Quanto sta accadendo a Barcellona dovrebbe far riflettere. A Cagliari come a Roma, e a Bruxelles.

Al di là di una solidarietà a poco prezzo dispensata a piene mani al popolo catalano. E’ innegabile che la società sarda sia percorsa da un bisogno, sia pure generico ed indistinto, di autodeterminazione.

L’idea che i sardi possano prendere nelle proprie mani le sorti del loro destino è più diffusa di quanto si creda. Già qualche anno fa, una ricerca condotta dall’Università di Cagliari, in collaborazione con quella di Edimburgo, aveva evidenziato dei risultati sorprendenti: i sardi si sentono più sardi che italiani, nove cittadini su dieci vorrebbero un governo locale con maggiori poteri, ma soprattutto il 40 per cento degli intervistati si spingeva a sognare l’indipendenza.

A distanza di qualche anno quella percentuale era già cresciuta di cinque punti. Infatti un sondaggio Demos- La Repubblica aveva attribuito alla Sardegna un “indice di indipendentismo” del 45 per cento.

Per decenni, la parola autodeterminazione è stata considerata un tabù intoccabile, frutto di una paura ancestrale che, nell’immaginario di molti, si materializzava nella amputazione del cordone ombelicale che lega la Sardegna alla “madre patria”.

Quasi che dietro questa parola si nascondesse la volontà di cingere l’isola di filo spinato. Un ripiegarsi inconcludente su se stessi, uno scudo che potesse metterci al riparo da una modernità aggressiva ed omologante: una separatezza non dialogante, boriosa ed arrogante.

Oggi il diritto all’autodeterminazione, in Sardegna come in Catalogna, è concepito come uno strumento per poter decidere in piena libertà, nel solo interesse dei sardi e dei catalani. Così come non fa più scalpore appellarsi al “popolo sardo”. Infatti i sardi, come i catalani, sono un popolo. Un popolo è tale se si riconosce ad esso una identità peculiare, distinta.

L’identità di un popolo è la sua storia, le sue tradizioni, la sua arte, la sua cultura, la sua lingua, il suo paesaggio, il suo essere un’isola “distante”.

Tutto questo fa di quel popolo una comunità distinta, portatrice di diritti particolari. In tutti questi anni è cresciuta la consapevolezza della inadeguatezza del patto costituzionale che lega la Sardegna all’Italia.

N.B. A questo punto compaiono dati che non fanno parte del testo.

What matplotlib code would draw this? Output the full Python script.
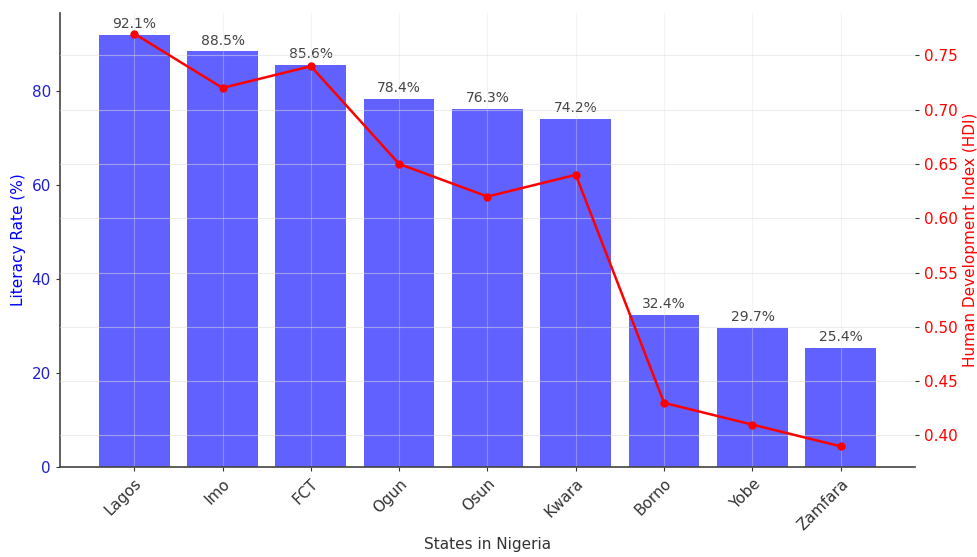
import matplotlib
matplotlib.use("Agg")
import matplotlib.pyplot as plt

states = ["Lagos", "Imo", "FCT", "Ogun", "Osun", "Kwara", "Borno", "Yobe", "Zamfara"]
literacy = [92.1, 88.5, 85.6, 78.4, 76.3, 74.2, 32.4, 29.7, 25.4]
hdi = [0.77, 0.72, 0.74, 0.65, 0.62, 0.64, 0.43, 0.41, 0.39]

plt.rcParams['font.family'] = ['DejaVu Sans']

fig = plt.figure(figsize=(9.77, 5.57), dpi=100)
ax1 = fig.add_axes([0.0614, 0.1616, 0.8751, 0.8151])
ax1.set_axisbelow(False)

x = list(range(len(states)))
bars = ax1.bar(x, literacy, color='blue', alpha=0.62, width=0.8, zorder=2)
for xi, v in zip(x, literacy):
    ax1.text(xi, v + 0.8, f"{v}%", ha='center', va='bottom', fontsize=10, color='#444444')

ax1.set_ylabel("Literacy Rate (%)", color='blue', fontsize=11)
ax1.set_xlabel("States in Nigeria", fontsize=11, color='#333333', labelpad=3)
ax1.set_xticks(x)
ax1.set_xticklabels(states, rotation=45, ha='right', rotation_mode='anchor', fontsize=11, color='#333333')
ax1.tick_params(axis='y', colors='#333333', labelcolor='#2020d0', labelsize=11, length=3)
ax1.tick_params(axis='x', colors='#333333', length=3)
ax1.set_yticks([0, 20, 40, 60, 80])
ax1.grid(True, axis='x', color='#dddddd', linewidth=0.8, alpha=0.35)
for s in ['top', 'right']:
    ax1.spines[s].set_visible(False)
for s in ['left', 'bottom']:
    ax1.spines[s].set_color('#444444')
    ax1.spines[s].set_linewidth(1.2)
    ax1.spines[s].set_zorder(4)

ax2 = ax1.twinx()
ax2.plot(x, hdi, color='red', marker='o', markersize=5, linewidth=1.8, zorder=3)
ax2.set_ylabel("Human Development Index (HDI)", color='red', fontsize=11)
ax2.tick_params(axis='y', colors='#333333', labelcolor='red', labelsize=11, length=3)
ax2.set_yticks([0.40, 0.45, 0.50, 0.55, 0.60, 0.65, 0.70, 0.75])
ax2.grid(True, axis='y', color='#dddddd', linewidth=0.8, alpha=0.5)
for s in ['top', 'right', 'left', 'bottom']:
    ax2.spines[s].set_visible(False)

fig.savefig("out.png", dpi=100)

Cosa rimane dell’Autonomia speciale? Poco o niente: una scatola vuota, priva di poteri.

L’autonomia è finita, tuona da qualche anno, inascoltato, Pietrino Soddu. Quel patto è stato disatteso e disconosciuto per primo da uno dei contraenti, lo Stato italiano. Sarebbe però sbagliato se attribuissimo tutte le colpe ad uno Stato patrigno. Molte e gravi sono le nostre responsabilità. Non solo perché la classe politica dirigente sarda non è stata capace di utilizzare a pieno tutte le potenzialità dello Statuto di Autonomia.

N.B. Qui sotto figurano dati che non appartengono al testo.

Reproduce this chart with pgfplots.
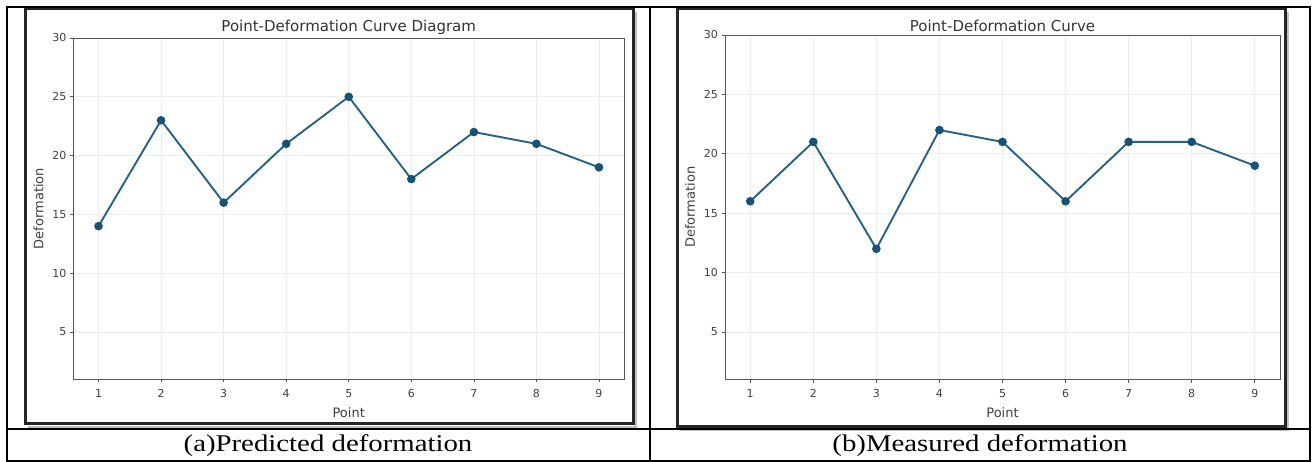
\documentclass[border=0pt]{standalone}
\usepackage{pgfplots}
\pgfplotsset{compat=1.18}
\usepackage{fontspec}
\setmainfont{DejaVu Sans}
\newfontfamily\capfont{Liberation Serif}
\definecolor{lineblue}{RGB}{38,98,132}
\definecolor{markblue}{RGB}{22,82,118}
\definecolor{axgray}{RGB}{85,85,85}
\pgfplotsset{
  panel/.style={
    scale only axis,
    anchor=south west,
    xmin=0.6, xmax=9.4, ymin=1, ymax=30,
    xtick={1,...,9}, ytick={5,10,...,30},
    tick pos=left,
    tick align=outside, major tick length=3.5pt,
    tick style={axgray, line width=0.6pt},
    axis line style={axgray, line width=0.9pt},
    grid=major, grid style={black!7, line width=0.6pt},
    ticklabel style={font=\fontsize{11}{12}\selectfont, text=black!75},
    xticklabel style={yshift=-3pt},
    /pgf/number format/assume math mode=true,
    xlabel={Point}, ylabel={Deformation},
    label style={font=\fontsize{13}{14}\selectfont, text=black!75},
    xlabel style={yshift=-3pt},
    ylabel style={yshift=2pt},
    title style={font=\fontsize{15}{16}\selectfont, text=black!80, yshift=-6pt},
  },
  curve/.style={color=lineblue, line width=1.9pt, mark=*, mark size=3.3pt,
      mark options={fill=markblue, draw=markblue}},
}
\begin{document}
\begin{tikzpicture}
\path (0pt,0pt) rectangle (1312pt,462pt);
% image frames
\fill[white] (25pt,38pt) rectangle (633pt,453pt);
\draw[black!25, line width=2pt] (28pt,35pt) -- (636pt,35pt) -- (636pt,450pt);
\draw[black!85, line width=3pt] (25pt,38pt) rectangle (633pt,453pt);
\draw[black!25, line width=2pt] (680pt,32pt) -- (1288pt,32pt) -- (1288pt,450pt);
\draw[black!85, line width=3pt] (677pt,35pt) rectangle (1285pt,453pt);

\begin{axis}[panel, at={(73.5pt,83pt)}, width=550.5pt, height=341pt,
  title={Point-Deformation Curve Diagram}]
\addplot[curve] coordinates {(1,14) (2,23) (3,16) (4,21) (5,25) (6,18) (7,22) (8,21) (9,19)};
\end{axis}

\begin{axis}[panel, at={(725pt,82.5pt)}, width=555pt, height=344.5pt,
  title={Point-Deformation Curve}]
\addplot[curve] coordinates {(1,16) (2,21) (3,12) (4,22) (5,21) (6,16) (7,21) (8,21) (9,19)};
\end{axis}

% table lines
\draw[black, line width=2pt] (7pt,1pt) rectangle (1310pt,455pt);
\draw[black, line width=1.5pt] (650pt,1pt) -- (650pt,455pt);
\draw[black, line width=1.5pt] (7pt,33pt) -- (1310pt,33pt);
\node[font=\capfont\fontsize{24}{26}\selectfont, anchor=base, xscale=1.2] at (328pt,10pt) {(a)Predicted deformation};
\node[font=\capfont\fontsize{24}{26}\selectfont, anchor=base, xscale=1.2] at (980pt,10pt) {(b)Measured deformation};
\end{tikzpicture}
\end{document}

Ma, sopratutto, perché l’Autonomia è stata intesa, sin dall’inizio, come una rivendicazione economico-sociale. Quella che lo storico Giangiacomo Ortu definisce “Autonomia illusoria”: l’illusione di un riscatto concepito solo in termini economici. Niente a che vedere con una Autonomia che giustificava la sua specialità sulla identità e soggettività di un popolo che prima di essere italiano è sardo.

Per tutti questi motivi, la condizione della Sardegna è molto simile a quella della Catalogna. Ed allora, senza aspettare l’indizione di un referendum che chiami i cittadini a pronunciarsi sul diritto alla autodeterminazione della Sardegna, sarebbe opportuno che a Cagliari come a Roma, e a Bruxelles, si iniziasse a pensare a come dare concretamente voce ai bisogni di autodeterminazione e di autogoverno dei sardi.

Altrimenti, come è giusto, saranno essi stessi a deciderlo.